In this exercise, the entries below include pictures. Repeat exactly the lines from the line with "Output the Python" to the line with "1.49, 1.65, 1.82, 1.98, 2.16, 2.33, 2.50, 2.68, 2.86, 3.04]", including both, but without the pictures.

★ ★ ★ ★

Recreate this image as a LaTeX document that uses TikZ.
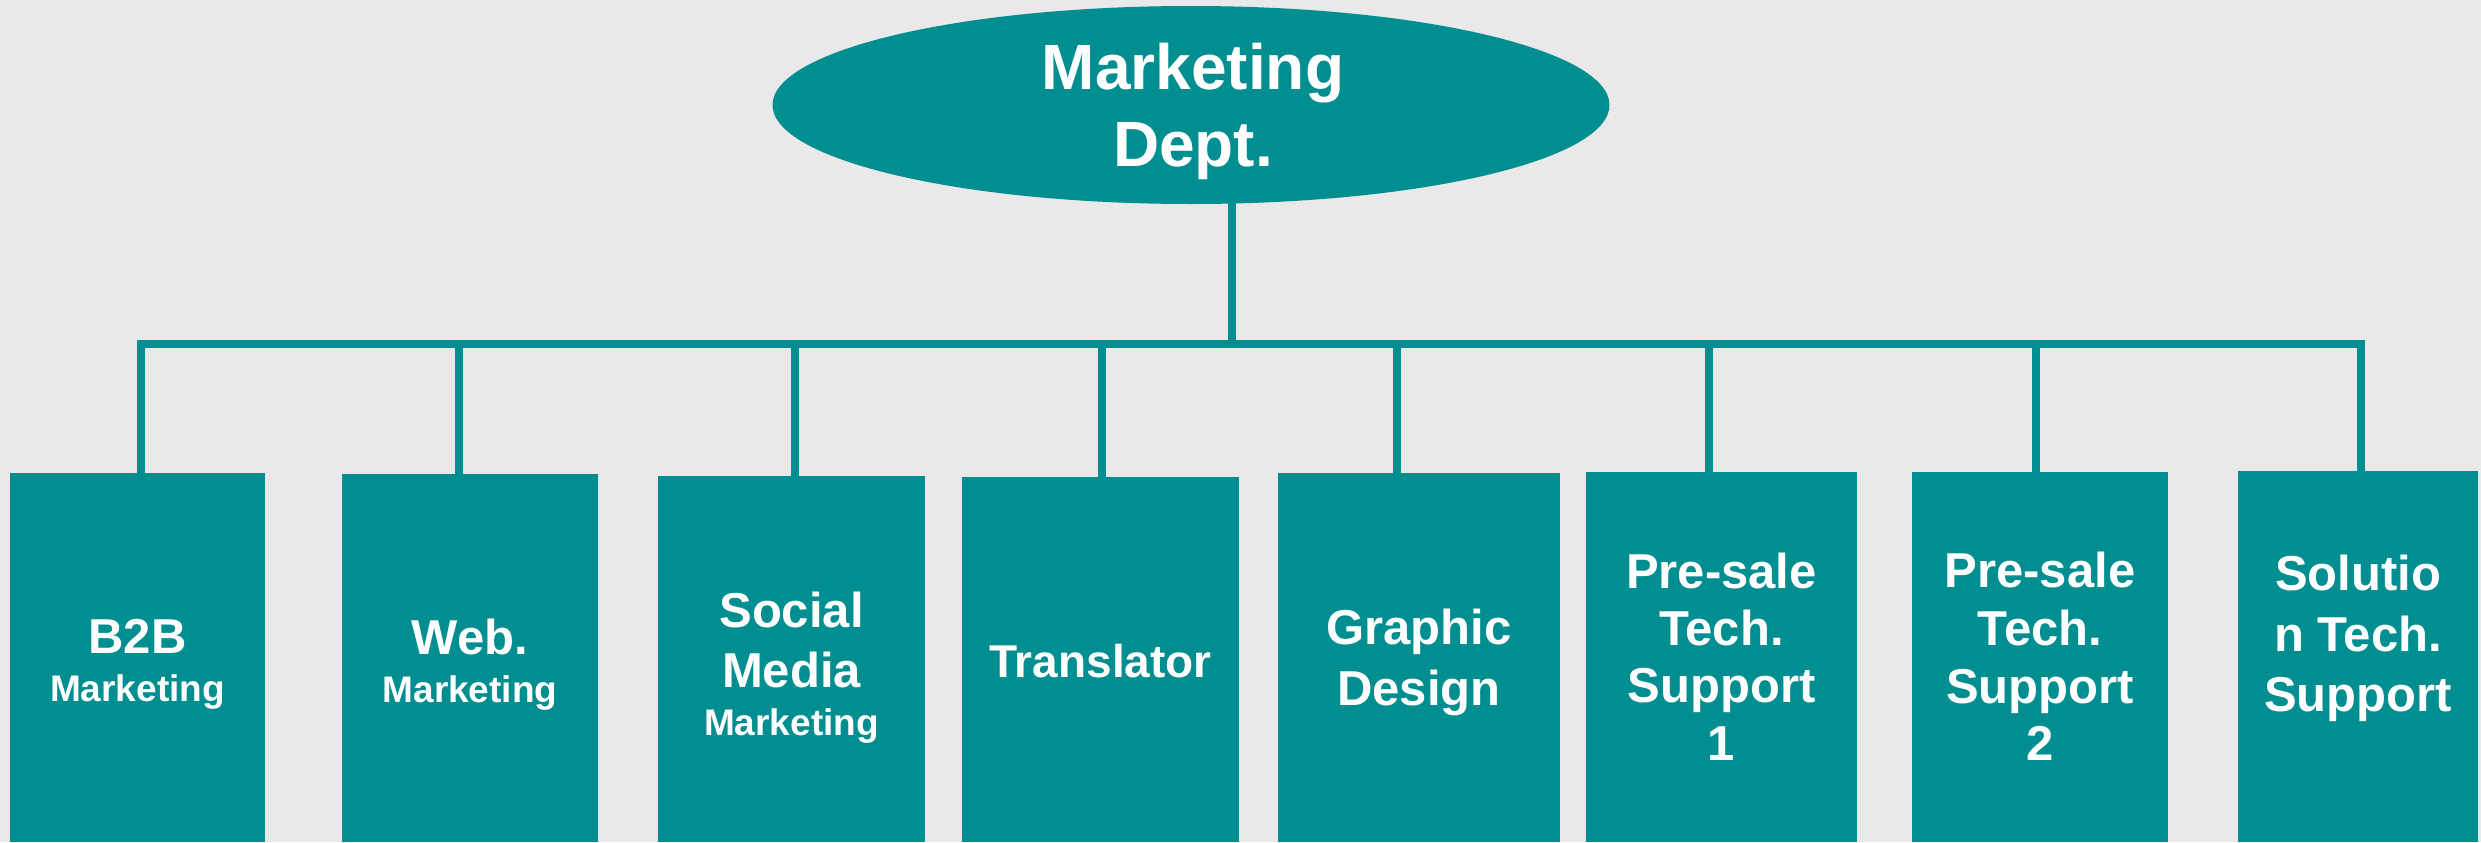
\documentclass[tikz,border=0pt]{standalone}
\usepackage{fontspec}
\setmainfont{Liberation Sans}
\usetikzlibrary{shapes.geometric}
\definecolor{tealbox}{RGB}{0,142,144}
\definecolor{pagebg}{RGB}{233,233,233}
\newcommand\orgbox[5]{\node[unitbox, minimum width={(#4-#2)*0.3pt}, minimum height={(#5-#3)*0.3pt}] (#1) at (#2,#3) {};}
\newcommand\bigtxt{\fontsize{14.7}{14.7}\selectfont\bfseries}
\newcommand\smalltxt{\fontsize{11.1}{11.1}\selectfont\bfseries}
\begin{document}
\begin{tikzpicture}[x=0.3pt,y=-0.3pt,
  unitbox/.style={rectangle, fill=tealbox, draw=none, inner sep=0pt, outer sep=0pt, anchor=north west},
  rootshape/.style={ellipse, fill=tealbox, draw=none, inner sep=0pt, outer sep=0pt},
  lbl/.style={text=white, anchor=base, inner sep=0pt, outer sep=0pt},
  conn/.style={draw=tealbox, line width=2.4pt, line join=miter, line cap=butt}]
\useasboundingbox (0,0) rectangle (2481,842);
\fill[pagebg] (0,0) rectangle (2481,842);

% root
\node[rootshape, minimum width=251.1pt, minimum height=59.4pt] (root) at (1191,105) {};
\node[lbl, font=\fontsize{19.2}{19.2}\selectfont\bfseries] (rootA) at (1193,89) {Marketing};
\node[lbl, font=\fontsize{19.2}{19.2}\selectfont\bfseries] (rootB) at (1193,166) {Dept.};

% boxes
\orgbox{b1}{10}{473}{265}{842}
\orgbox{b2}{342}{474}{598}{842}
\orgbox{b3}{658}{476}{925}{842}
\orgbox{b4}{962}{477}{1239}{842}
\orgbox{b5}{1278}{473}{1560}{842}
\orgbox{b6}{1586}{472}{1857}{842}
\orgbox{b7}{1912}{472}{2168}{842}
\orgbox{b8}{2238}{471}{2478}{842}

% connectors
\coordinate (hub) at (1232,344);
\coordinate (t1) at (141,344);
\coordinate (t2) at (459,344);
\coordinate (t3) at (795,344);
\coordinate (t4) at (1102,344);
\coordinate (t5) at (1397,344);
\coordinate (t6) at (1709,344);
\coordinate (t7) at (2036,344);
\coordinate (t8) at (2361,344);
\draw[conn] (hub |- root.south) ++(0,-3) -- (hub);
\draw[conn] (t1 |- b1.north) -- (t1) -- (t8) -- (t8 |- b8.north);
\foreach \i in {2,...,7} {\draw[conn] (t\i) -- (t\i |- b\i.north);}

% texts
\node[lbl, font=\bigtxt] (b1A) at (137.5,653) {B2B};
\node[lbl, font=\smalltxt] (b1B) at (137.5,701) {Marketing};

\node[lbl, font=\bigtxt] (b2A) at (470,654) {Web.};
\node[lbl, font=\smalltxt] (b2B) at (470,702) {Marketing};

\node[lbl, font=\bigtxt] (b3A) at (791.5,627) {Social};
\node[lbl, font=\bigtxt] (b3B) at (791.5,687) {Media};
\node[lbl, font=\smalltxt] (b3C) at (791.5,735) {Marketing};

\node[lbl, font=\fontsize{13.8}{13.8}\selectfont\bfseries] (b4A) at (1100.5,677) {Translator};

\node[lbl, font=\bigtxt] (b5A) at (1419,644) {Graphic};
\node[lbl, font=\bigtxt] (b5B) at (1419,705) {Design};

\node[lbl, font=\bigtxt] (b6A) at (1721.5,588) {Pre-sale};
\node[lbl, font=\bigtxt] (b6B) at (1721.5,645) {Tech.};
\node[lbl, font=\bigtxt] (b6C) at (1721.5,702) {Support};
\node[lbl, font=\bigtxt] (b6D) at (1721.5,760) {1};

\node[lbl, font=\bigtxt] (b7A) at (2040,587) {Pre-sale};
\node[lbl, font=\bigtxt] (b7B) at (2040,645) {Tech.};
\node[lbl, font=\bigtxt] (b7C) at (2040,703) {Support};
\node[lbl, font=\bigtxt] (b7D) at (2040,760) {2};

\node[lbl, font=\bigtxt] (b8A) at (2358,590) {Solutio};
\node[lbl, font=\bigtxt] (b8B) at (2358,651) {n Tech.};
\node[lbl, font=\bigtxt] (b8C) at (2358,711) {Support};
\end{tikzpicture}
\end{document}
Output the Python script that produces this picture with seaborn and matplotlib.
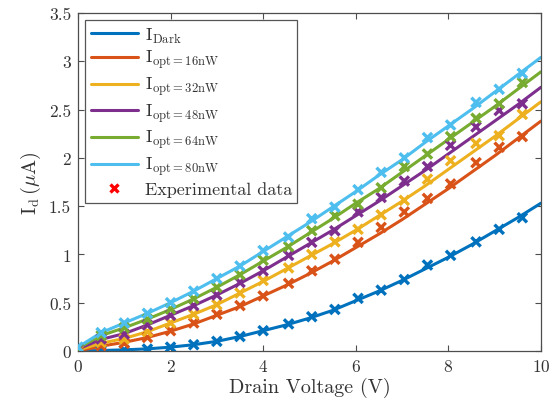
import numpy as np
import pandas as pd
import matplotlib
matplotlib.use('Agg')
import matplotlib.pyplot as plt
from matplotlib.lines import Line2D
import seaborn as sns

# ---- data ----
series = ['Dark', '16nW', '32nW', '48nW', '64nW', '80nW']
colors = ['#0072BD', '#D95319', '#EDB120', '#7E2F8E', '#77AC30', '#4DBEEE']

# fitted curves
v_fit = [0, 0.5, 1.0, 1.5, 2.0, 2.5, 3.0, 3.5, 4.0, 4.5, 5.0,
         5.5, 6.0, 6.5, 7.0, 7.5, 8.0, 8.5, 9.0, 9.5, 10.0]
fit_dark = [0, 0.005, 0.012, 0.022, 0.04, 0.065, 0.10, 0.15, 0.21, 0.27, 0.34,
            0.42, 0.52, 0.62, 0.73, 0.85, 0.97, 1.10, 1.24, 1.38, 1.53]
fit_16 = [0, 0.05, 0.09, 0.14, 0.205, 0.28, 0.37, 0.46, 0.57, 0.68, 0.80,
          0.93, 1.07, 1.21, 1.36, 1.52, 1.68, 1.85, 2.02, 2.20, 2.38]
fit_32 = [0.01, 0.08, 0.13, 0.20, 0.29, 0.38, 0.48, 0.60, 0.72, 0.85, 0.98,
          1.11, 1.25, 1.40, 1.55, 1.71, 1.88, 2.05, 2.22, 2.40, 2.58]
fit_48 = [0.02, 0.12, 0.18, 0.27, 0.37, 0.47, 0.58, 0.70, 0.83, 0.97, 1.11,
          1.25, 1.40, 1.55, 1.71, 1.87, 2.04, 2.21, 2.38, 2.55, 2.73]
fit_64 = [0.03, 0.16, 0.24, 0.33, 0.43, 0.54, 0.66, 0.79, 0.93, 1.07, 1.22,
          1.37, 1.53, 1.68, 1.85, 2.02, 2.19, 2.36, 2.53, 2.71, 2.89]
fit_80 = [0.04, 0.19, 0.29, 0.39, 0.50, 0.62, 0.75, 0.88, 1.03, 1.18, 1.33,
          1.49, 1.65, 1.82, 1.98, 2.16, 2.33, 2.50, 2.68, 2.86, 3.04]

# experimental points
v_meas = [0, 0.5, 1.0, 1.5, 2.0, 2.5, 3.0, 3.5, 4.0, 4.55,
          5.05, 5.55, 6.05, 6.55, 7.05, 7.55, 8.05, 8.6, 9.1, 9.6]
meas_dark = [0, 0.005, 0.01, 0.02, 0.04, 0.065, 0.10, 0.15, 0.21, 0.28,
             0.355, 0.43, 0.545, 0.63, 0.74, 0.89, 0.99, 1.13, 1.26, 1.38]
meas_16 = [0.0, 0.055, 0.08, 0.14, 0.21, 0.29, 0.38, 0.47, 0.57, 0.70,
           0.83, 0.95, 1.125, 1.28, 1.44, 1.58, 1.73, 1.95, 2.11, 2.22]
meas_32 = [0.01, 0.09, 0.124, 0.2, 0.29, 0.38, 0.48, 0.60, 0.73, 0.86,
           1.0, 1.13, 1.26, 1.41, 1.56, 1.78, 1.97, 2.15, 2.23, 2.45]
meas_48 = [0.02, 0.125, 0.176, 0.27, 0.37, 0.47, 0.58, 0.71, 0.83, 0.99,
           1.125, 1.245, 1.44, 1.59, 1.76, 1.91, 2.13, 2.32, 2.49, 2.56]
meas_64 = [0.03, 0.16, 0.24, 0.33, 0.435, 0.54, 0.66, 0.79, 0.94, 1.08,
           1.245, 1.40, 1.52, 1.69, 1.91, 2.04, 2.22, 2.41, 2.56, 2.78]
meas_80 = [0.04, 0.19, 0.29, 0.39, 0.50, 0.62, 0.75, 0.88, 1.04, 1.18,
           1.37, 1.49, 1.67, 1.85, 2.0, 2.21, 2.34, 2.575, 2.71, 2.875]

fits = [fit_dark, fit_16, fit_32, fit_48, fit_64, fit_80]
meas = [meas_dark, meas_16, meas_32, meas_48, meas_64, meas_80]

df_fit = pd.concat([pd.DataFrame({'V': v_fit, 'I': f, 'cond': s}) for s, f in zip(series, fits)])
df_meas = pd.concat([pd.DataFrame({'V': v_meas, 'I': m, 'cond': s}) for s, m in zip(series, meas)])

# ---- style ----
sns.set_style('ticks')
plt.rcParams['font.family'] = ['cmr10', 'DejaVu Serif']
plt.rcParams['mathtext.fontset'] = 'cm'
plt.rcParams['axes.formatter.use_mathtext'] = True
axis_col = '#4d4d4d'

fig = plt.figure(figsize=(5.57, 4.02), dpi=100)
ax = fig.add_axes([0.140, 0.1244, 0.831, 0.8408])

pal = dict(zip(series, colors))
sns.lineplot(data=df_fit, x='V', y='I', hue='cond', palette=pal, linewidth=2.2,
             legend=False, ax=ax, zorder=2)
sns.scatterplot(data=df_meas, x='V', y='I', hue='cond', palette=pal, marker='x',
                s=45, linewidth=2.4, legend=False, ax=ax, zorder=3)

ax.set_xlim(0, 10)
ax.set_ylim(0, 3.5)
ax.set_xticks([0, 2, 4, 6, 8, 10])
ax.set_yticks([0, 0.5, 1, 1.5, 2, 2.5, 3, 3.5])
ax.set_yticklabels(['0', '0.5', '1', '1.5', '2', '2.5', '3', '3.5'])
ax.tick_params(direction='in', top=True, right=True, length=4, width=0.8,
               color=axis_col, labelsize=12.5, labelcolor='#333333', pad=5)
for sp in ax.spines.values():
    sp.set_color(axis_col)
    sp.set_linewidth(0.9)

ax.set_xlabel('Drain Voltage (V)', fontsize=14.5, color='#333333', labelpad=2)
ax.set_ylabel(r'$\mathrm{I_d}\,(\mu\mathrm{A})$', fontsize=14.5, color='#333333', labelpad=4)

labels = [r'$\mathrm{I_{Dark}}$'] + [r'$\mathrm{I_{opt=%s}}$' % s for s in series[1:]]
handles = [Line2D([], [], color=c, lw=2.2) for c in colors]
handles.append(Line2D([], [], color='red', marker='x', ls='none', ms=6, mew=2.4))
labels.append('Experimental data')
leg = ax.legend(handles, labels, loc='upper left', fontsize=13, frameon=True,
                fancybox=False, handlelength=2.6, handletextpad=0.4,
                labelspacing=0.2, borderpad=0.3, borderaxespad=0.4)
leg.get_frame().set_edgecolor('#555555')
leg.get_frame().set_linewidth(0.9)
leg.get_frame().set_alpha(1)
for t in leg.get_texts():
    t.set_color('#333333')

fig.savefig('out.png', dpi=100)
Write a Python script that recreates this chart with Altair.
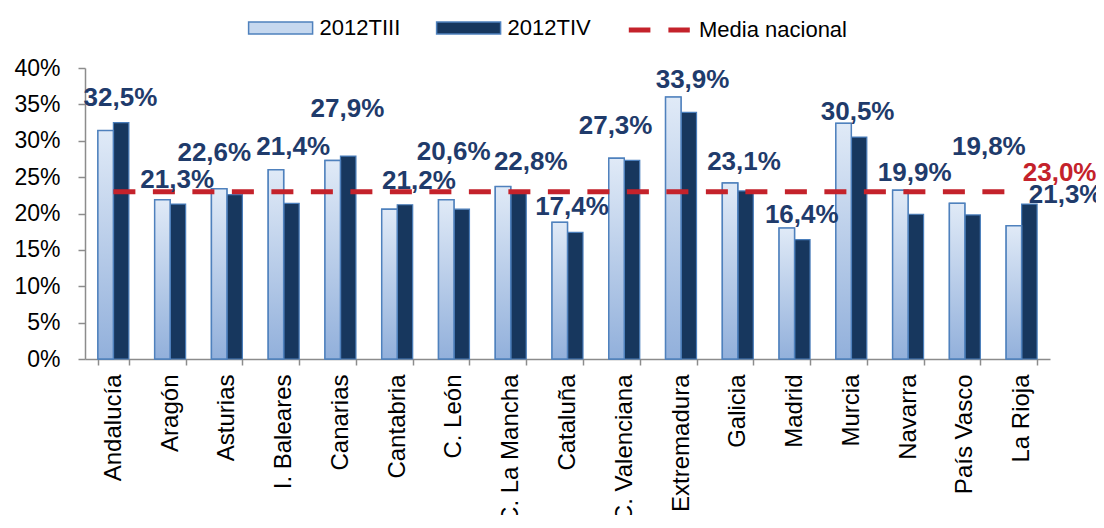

★ ★ ★ ★

▶ Expected answer:
Output the Python script that produces this picture with seaborn and matplotlib.
import numpy as np
import pandas as pd
import matplotlib
matplotlib.use('Agg')
import matplotlib.pyplot as plt
from matplotlib.lines import Line2D
import seaborn as sns

# ---- data ----
series = ['Dark', '16nW', '32nW', '48nW', '64nW', '80nW']
colors = ['#0072BD', '#D95319', '#EDB120', '#7E2F8E', '#77AC30', '#4DBEEE']

# fitted curves
v_fit = [0, 0.5, 1.0, 1.5, 2.0, 2.5, 3.0, 3.5, 4.0, 4.5, 5.0,
         5.5, 6.0, 6.5, 7.0, 7.5, 8.0, 8.5, 9.0, 9.5, 10.0]
fit_dark = [0, 0.005, 0.012, 0.022, 0.04, 0.065, 0.10, 0.15, 0.21, 0.27, 0.34,
            0.42, 0.52, 0.62, 0.73, 0.85, 0.97, 1.10, 1.24, 1.38, 1.53]
fit_16 = [0, 0.05, 0.09, 0.14, 0.205, 0.28, 0.37, 0.46, 0.57, 0.68, 0.80,
          0.93, 1.07, 1.21, 1.36, 1.52, 1.68, 1.85, 2.02, 2.20, 2.38]
fit_32 = [0.01, 0.08, 0.13, 0.20, 0.29, 0.38, 0.48, 0.60, 0.72, 0.85, 0.98,
          1.11, 1.25, 1.40, 1.55, 1.71, 1.88, 2.05, 2.22, 2.40, 2.58]
fit_48 = [0.02, 0.12, 0.18, 0.27, 0.37, 0.47, 0.58, 0.70, 0.83, 0.97, 1.11,
          1.25, 1.40, 1.55, 1.71, 1.87, 2.04, 2.21, 2.38, 2.55, 2.73]
fit_64 = [0.03, 0.16, 0.24, 0.33, 0.43, 0.54, 0.66, 0.79, 0.93, 1.07, 1.22,
          1.37, 1.53, 1.68, 1.85, 2.02, 2.19, 2.36, 2.53, 2.71, 2.89]
fit_80 = [0.04, 0.19, 0.29, 0.39, 0.50, 0.62, 0.75, 0.88, 1.03, 1.18, 1.33,
          1.49, 1.65, 1.82, 1.98, 2.16, 2.33, 2.50, 2.68, 2.86, 3.04]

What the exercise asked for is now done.